À une époque où l’égalité des sexes est une cause de plus en plus visible dans les médias, sur les slogans des entreprises et jusque sur leurs réseaux sociaux, le féminisme s’est transformé en un produit séduisant pour de nombreuses marques. Sur le compte TikTok de Dior, on peut lire par exemple la citation de Christian Dior : “Women, with their intuitive instinct, understood that I dreamed not only of making them more beautiful, but happier too.”1 Une manière poétique et flatteuse de s’adresser aux femmes, qui s’accompagne d’une stratégie d’image bien rodée. La maison Dior n’hésite pas à mettre en avant sur leurs publications des icônes comme Rihanna ou Natalie Portman. Cette dernière est notamment connue pour son engagement féministe, ayant été l’une des porte-parole du mouvement Time’s Up en 2018, dans la foulée de l’affaire Weinstein et du mouvement #MeToo. Autant de signaux qui semblent traduire un engagement sincère. Mais derrière cette façade d’engagement, une question se pose : ces entreprises sont-elles vraiment en phase avec les valeurs féministes qu’elles véhiculent ou ne sont-elles qu’en train de brandir la carte du « féminisme washing » ?
Il est de plus en plus fréquent de croiser des t-shirts ou des sacs à main affichant des slogans féministes dans les vitrines des grandes marques.

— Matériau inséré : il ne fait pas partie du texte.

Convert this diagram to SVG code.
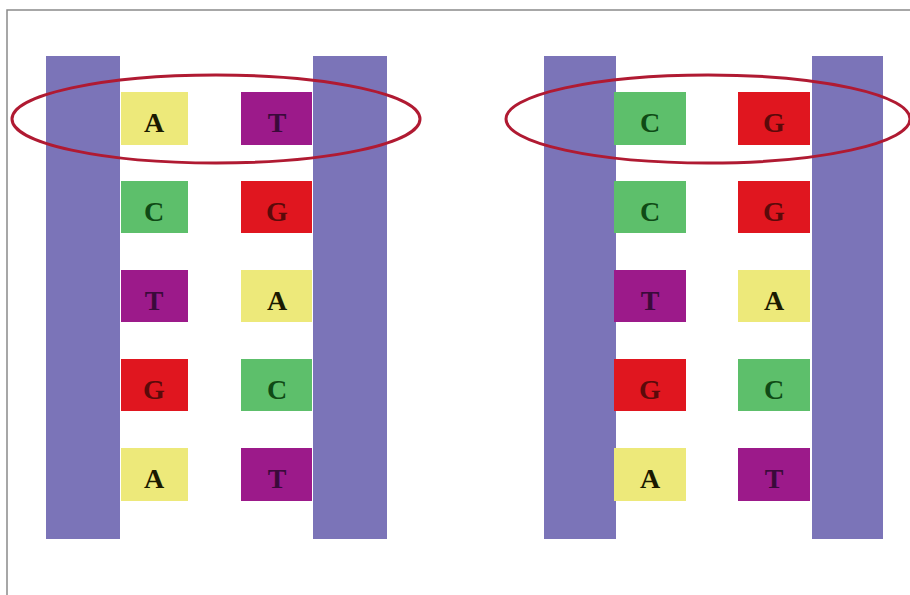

Dior, par exemple, a lancé un t-shirt à 620 euros portant l’inscription « We should all be feminists », inspiré du manifeste de l’écrivaine nigériane Chimamanda Ngozi Adichie. Des inscriptions que l’on peut retrouver sur de nombreux articles de fast-fashion, comme Stradivarius, Mango, ou encore Zara. Si, à première vue, cela semble être un beau geste pour diffuser les idées féministes, la réalité est plus complexe.
Ce phénomène est connu sous le terme de féminisme washing. Dans son livre Feminism Washing : quand les entreprises récupèrent la cause des jeunes, Léa Lejeune, journaliste et présidente de l’association Prenons La Une définit cette pratique comme : “l’ensemble de pratiques de communication et de marketing utilisées par les entreprises, qui visent à faire croire aux consommatrices et aux consommateurs qu’elles se préoccupent de l’égalité, alors qu’elles cachent des pratiques RH qui sont loin d’être exemplaires. Si elles font cela, c’est parce qu’elles ont bien compris les opportunités business qui se cachent derrière. Aujourd’hui, 58% des Français se disent féministes, et ça grimpe à 77% pour les femmes entre 15 et 24 ans. De manière cynique et pragmatique, c’est donc une réelle opportunité pour les marques de gagner des nouvelles clientes” (interview sur Maddyness). En effet, derrière les discours inspirants, on trouve souvent des pratiques contraires à ces idéaux.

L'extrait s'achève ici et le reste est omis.